I note some people are tagging this novelette as paranormal romance, but I really don't think that it is. A book conservator and a security guard are working at a historic hall, where they come across a sad, lonely ghost and gently encourage him to move on to the afterlife. Neither are involved with him, but they do become involved with each other, so really it's more a normal romance with a supernatural backdrop. And it's easy and likeable, a quick little read, and (horror fan though I am) I still enjoyed that the ghost wasn't hostile in any way. I wonder if it's a little too short for my tastes, though - like Emily, the book conservator, I'm book mad, so I was far more invested in Emily's work at the haunted library than I was her relationships with either George or the ghost. Perhaps if more time had been spent with them I'd feel differently, but then again: old books! I'd probably still be drooling over the library...

Okay, this was a step up from Reindeer Manor, which was the first volume in this trilogy. Guest's writing is most enjoyable for me when he focuses on the histories of the houses in question. Maybe it's that I prefer the more objective tone, or that in some ways this book in particular almost has the feeling of linked short stories as the generations of spooky occurrences unfold (I particularly like short stories). Though I think for me personally, a large part of it is that much of Foxwood is given over to histories, so the focus really isn't on the experiences of the investigators. That's where Reindeer fell down for me - too much was happening to them, and it all got a bit frantic. Weinstein, the main character here, is much more a distanced chronicler of other people's experiences, and somehow I find that creepier.

The book did need proofreading, however. There were a lot of typos and general errors, and at one stage a phone call occurs on the 3rd of March, and the people on the phone agree to meet the next day. They do, but that day's the 3rd of March as well. Small stuff like that, which editing really should have caught.

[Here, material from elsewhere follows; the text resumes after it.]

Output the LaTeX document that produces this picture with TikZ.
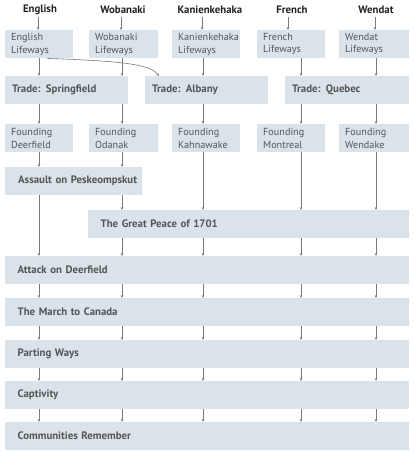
\documentclass[tikz,border=0pt]{standalone}
\usepackage{fontspec}
\setmainfont{PT Sans}
\usetikzlibrary{arrows.meta}
\definecolor{boxc}{HTML}{DAE3EA}
\definecolor{txtc}{HTML}{555555}
\definecolor{hdrc}{HTML}{222222}
\definecolor{arrc}{HTML}{7A7A7A}
\begin{document}
\begin{tikzpicture}[x=1pt,y=-1pt,
  bx/.style={fill=boxc, anchor=north west, inner ysep=0pt, minimum height=28pt, text=txtc, align=left},
  sbx/.style={bx, inner xsep=6pt, font=\fontsize{10.2}{12.5}\selectfont},
  tbx/.style={bx, inner xsep=7pt, font=\bfseries\fontsize{10.8}{12}\selectfont},
  lbx/.style={bx, inner xsep=12.5pt, font=\bfseries\fontsize{10.8}{12}\selectfont},
  hdr/.style={text=hdrc, font=\bfseries\fontsize{10.8}{12}\selectfont, inner sep=0pt},
  arr/.style={draw=arrc, line width=0.6pt, -{Stealth[length=3pt,width=2.6pt]}}
]
\useasboundingbox (0,0) rectangle (413,452);
% column coordinates
\coordinate (cE) at (39,0);
\coordinate (cW) at (122,0);
\coordinate (cK) at (203,0);
\coordinate (cF) at (301,0);
\coordinate (cN) at (376,0);
% headers
\node[hdr] (hE) at (40,10) {English};
\node[hdr] (hW) at (123,10) {Wobanaki};
\node[hdr] (hK) at (210,10) {Kanienkehaka};
\node[hdr] (hF) at (292,10) {French};
\node[hdr] (hN) at (376,10) {Wendat};
% row 1
\node[sbx, text width=56pt] (lE) at (5,30) {English\\Lifeways};
\node[sbx, text width=57pt] (lW) at (89,30) {Wobanaki\\Lifeways};
\node[sbx, text width=56pt] (lK) at (172,30) {Kanienkehaka\\Lifeways};
\node[sbx, text width=56pt] (lF) at (257,30) {French\\Lifeways};
\node[sbx, text width=58pt] (lN) at (339,30) {Wendat\\Lifeways};
% row 2
\node[tbx, text width=109pt] (tS) at (5,76) {Trade: Springfield};
\node[tbx, text width=109pt] (tA) at (145,76) {Trade: Albany};
\node[tbx, text width=110pt] (tQ) at (285,76) {Trade: Quebec};
% row 3
\node[sbx, text width=56pt] (fE) at (5,124) {Founding\\Deerfield};
\node[sbx, text width=57pt] (fW) at (89,124) {Founding\\Odanak};
\node[sbx, text width=56pt] (fK) at (172,124) {Founding\\Kahnawake};
\node[sbx, text width=56pt] (fF) at (257,124) {Founding\\Montreal};
\node[sbx, text width=58pt] (fN) at (339,124) {Founding\\Wendake};
% events
\node[lbx, inner xsep=4pt, text width=129pt] (as) at (5,167) {\hspace*{9pt}Assault on Peskeompskut};
\node[lbx, text width=296pt] (gp) at (88,210) {The Great Peace of 1701};
\node[lbx, text width=379pt] (at) at (5,256) {Attack on Deerfield};
\node[lbx, text width=379pt] (mc) at (5,298) {The March to Canada};
\node[lbx, text width=379pt] (pw) at (5,340) {Parting Ways};
\node[lbx, text width=379pt] (cp) at (5,381) {Captivity};
\node[lbx, text width=379pt] (cr) at (5,422) {Communities Remember};
% header arrows
\coordinate (hEa) at (38,17);
\coordinate (hWa) at (121,17);
\coordinate (hKa) at (202,17);
\coordinate (hFa) at (288,17);
\coordinate (hNa) at (375,17);
\draw[arr] (hEa) -- (lE.north -| hEa);
\draw[arr] (hWa) -- (lW.north -| hWa);
\draw[arr] (hKa) -- (lK.north -| hKa);
\draw[arr] (hFa) -- (lF.north -| hFa);
\draw[arr] (hNa) -- (lN.north -| hNa);
% row1 -> row2
\draw[arr] (lE.south -| cE) -- (tS.north -| cE);
\draw[arr] (lW.south -| cW) -- (tS.north -| cW);
\draw[arr] (lK.south -| cK) -- (tA.north -| cK);
\draw[arr] (lF.south -| cF) -- (tQ.north -| cF);
\draw[arr] (lN.south -| cN) -- (tQ.north -| cN);
\coordinate (cs) at (47,0);
\coordinate (ce) at (159,0);
\draw[arr] (lE.south -| cs) .. controls (120,61) and (150,64) .. (tA.north -| ce);
% row2 -> row3
\draw[arr] (tS.south -| cE) -- (fE.north -| cE);
\draw[arr] (tS.south -| cW) -- (fW.north -| cW);
\draw[arr] (tA.south -| cK) -- (fK.north -| cK);
\draw[arr] (tQ.south -| cF) -- (fF.north -| cF);
\draw[arr] (tQ.south -| cN) -- (fN.north -| cN);
% row3 -> events
\draw[arr] (fE.south -| cE) -- (as.north -| cE);
\draw[arr] (fW.south -| cW) -- (as.north -| cW);
\draw[arr] (as.south -| cW) -- (gp.north -| cW);
\draw[arr] (fK.south -| cK) -- (gp.north -| cK);
\draw[arr] (fF.south -| cF) -- (gp.north -| cF);
\draw[arr] (fN.south -| cN) -- (gp.north -| cN);
\draw[arr] (as.south -| cE) -- (at.north -| cE);
\foreach \c in {cW,cK,cF,cN} { \draw[arr] (gp.south -| \c) -- (at.north -| \c); }
\foreach \a/\b in {at/mc, mc/pw, pw/cp, cp/cr} {
  \foreach \c in {cE,cW,cK,cF,cN} { \draw[arr] (\a.south -| \c) -- (\b.north -| \c); }
}
\end{tikzpicture}
\end{document}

I did not care much for this, I'm afraid. It's interestingly structured, but that's about all that appealed to me. Anderson, the dead protagonist of earlier volumes, left behind an unpublished manuscript of the various haunted houses he investigated. In going through these cases, and presenting a summary of them, his successor is influenced by the manuscript into investigations of his own, using his own family as subjects. (If nothing else, this series is full of unpleasant main characters.) So in some ways this reads like a collection of short stories more than anything else, but they're too scattered and not in-depth enough to be compelling as a group. More irritating than anything else, however, is the total lack of proofreading. The book is full of errors, and someone needs to sit the author down and teach him how to use an apostrophe as soon as humanly possible, because reading about the main character's "two boy's" is frankly painful.